What is needed is a preferential family planning. But forcible
sterilisation is of course a closed chapter following the lessons of
the 1975 Emergency. But it is clear that if India wants to reap the
benefit of a large working age population, it must go in for not just
population management but a highly targeted one at that. It is easier
said than done. So easy it is to portray it as ethnic cleansing!
However, an idea which the government may give a try is to link a
family's entitlement under welfare programmes like the Mahatma Gandhi
National Rural Employment Guarantee (MGNREG) scheme and the Public
Distribution System (PDS) to two factors: the number of children per
couple; and compliance with the Right to Education, meaning that the
children are kept enrolled till age 14. This disincentive of welfare
withdrawal might not be of much use for the Muslims, who do not quite
have an education deficit. But it may spur the dalits and tribals to
treat their children as future assets. It is specially so now, as the
Unique Identification (UID) card, when fully unrolled, will enable the
state to link multiple aspects of the cardholder's status.
It will still have a political fallout that every party in government
will naturally hesitate to accept.

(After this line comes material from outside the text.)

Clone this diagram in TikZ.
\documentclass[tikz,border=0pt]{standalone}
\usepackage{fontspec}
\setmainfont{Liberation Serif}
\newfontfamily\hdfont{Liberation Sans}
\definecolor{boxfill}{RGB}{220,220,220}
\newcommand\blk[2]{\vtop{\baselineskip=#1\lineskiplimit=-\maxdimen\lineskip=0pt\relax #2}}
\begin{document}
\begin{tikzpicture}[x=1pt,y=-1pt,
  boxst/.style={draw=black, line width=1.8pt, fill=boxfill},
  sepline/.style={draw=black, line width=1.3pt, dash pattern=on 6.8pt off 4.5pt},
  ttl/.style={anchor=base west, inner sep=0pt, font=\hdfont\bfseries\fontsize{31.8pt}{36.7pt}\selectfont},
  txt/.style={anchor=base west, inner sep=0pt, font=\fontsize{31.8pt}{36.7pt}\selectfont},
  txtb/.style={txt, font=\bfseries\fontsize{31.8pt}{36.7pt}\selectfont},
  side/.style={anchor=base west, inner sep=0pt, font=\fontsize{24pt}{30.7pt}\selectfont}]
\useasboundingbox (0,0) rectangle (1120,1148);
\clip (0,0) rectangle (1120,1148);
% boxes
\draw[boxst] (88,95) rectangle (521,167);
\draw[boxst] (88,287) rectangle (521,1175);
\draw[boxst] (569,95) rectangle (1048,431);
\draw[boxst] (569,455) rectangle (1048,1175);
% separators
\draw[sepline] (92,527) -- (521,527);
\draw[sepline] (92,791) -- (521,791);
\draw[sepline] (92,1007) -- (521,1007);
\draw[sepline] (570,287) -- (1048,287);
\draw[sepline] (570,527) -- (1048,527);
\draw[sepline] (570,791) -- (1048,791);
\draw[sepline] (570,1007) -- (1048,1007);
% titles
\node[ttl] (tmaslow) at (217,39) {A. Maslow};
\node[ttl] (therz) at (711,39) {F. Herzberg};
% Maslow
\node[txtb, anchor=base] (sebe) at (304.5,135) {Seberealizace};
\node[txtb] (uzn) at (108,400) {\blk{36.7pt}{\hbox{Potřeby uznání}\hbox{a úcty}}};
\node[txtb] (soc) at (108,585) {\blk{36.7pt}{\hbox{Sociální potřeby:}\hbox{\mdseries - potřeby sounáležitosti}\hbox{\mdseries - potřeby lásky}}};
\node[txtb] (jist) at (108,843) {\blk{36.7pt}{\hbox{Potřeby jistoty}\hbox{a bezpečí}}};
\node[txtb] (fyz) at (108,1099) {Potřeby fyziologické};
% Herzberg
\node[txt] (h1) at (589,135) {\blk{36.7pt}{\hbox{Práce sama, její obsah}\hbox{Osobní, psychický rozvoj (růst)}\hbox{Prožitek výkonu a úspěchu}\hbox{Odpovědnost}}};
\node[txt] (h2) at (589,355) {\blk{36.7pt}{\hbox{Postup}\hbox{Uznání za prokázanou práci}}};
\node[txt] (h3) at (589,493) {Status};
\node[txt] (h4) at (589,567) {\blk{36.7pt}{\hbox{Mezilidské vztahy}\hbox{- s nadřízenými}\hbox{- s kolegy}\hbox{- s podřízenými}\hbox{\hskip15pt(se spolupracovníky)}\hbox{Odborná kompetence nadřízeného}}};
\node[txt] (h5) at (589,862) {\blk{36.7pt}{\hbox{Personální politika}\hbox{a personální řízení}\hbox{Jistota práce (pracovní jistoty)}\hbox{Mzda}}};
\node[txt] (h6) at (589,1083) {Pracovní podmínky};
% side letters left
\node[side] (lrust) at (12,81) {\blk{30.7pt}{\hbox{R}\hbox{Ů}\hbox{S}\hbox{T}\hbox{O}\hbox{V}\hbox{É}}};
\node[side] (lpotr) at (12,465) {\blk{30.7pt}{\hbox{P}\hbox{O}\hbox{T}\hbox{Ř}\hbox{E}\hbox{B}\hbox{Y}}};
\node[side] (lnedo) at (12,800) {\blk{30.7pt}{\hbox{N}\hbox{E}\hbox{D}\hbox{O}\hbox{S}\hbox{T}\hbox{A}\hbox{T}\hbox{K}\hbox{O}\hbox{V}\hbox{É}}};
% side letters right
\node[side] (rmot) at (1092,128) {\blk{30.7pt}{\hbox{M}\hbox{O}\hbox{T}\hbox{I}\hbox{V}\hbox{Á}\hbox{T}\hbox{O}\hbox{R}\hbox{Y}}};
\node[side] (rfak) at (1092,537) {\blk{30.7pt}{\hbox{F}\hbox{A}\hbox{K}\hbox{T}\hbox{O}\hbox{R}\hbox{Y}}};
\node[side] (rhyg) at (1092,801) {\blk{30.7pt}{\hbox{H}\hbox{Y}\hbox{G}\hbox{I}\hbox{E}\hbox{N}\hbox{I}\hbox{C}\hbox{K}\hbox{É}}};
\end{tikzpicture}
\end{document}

Yet it is not a repressive measure
like forced sterilisation, and so the political risk may be within
reasonable limits. But it is also a fact that in poor households
procreation is generally a male imposition. If the women in poor and
uneducated homes continue to remain without a voice in a matter so
vital to them, there is little hope that fiscal incentives, or even
statutory obligations (as under the Right to Education), would be of
help. Unwanted babies will keep coming despite the risk of being cut
off from the ration list.
There is an interesting solution hinted at by popular authors Steven D
Levitt and Stephen J Dubner in their 2009 book, 'SuperFreakonomics'.
It cites a study by two American economists, Emily Oster and Robert
Jensen, of the effect of satellite colour television on Indian village
women. They studied data from a government survey of 2,700 mostly
rural households, and obviously their own survey of villages was not
connected to satellite television. As it turned out, "the women who
recently got cable TV were significantly less willing to tolerate
wife-beating, less likely to admit to having a son preference, and
more likely to exercise personal autonomy." The study of course needs
to be expanded across a larger universe.
But, if even partly correct, it offers a huge 'freakonomic' upside in
terms of women learning to say 'no' on the issue of birth. It is a
matter of changing habit. In Ireland, TFR was halved in ten years of
the government passing a law to end a religious ban on contraceptives.
In the US, it is suspected that the Roe V Wade judgment of the Supreme
Court in the 1970s legalising abortion brought down crime rate by
lowering sizes of poor families. In India, colour TV may show the way.
In that respect, the DMK's electoral ploy of showering colour TV on
Tamil Nadu voters may be good economics too.